Luis Alberto también abre temprano, a las 6, y cierra más o menos a las 9 de la noche. Yuseni ha tenido jornadas hasta de 16 horas, según la demanda. Pero gracias a ese esfuerzo logró salir adelante con su hermana y los hijos de cada una, uno de ellos, abogado con especialización gracias a Mr. Jeffer, nombre puesto en honor a Jefferson, el muchacho del que se sienten orgullosas ellas.
Pero los fiados son el problema. De hecho, cada una de las tiendas tiene su aviso anunciando que no se fía la mercancía. Luis Alberto dice que llegó a tener 1.5 millones en cartera. “Ah, yo más bien boté el cuaderno y arranqué de cero, aunque algunos clientes sí pagaron, pero esa no la vuelvo a hacer”.
Lo mejor, el contacto con la gente
Sin dudarlo, la respuesta a esta pregunta fue la misma por parte de todos. Ese contacto con el cliente, con el vecino, el hacer amigos y la conversación permanente es lo que más les gusta. “A mí no me conocía nadie en el barrio cuando llegué”. Hoy, con la tienda, los conozco a todos y a nosotras nos dicen las monas y nos tienen aprecio.
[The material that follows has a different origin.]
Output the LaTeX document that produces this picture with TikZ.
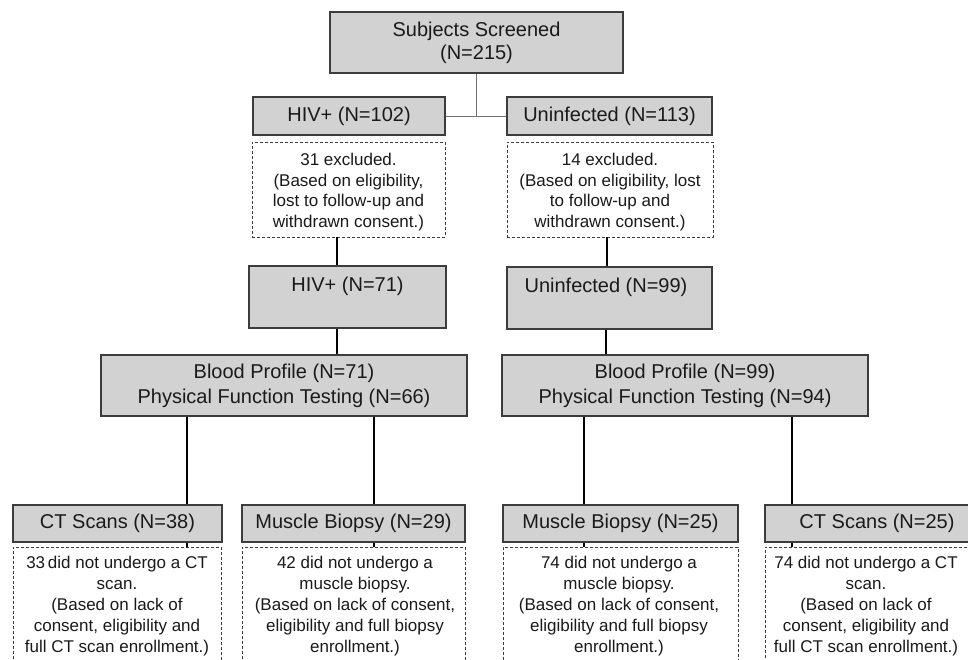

Eso es lo mejor de mi trabajo”, dice Yuseni.
Luz Mery dice que no siente el cansancio, que le gusta hablar con los clientes, que la llaman por su nombre y ella también se acuerda de ellos, sabe qué les gusta y asegura que es feliz con lo que hace, como cuando era pequeña y como todas las niñas de su edad, gozaba jugando a “la tiendita”.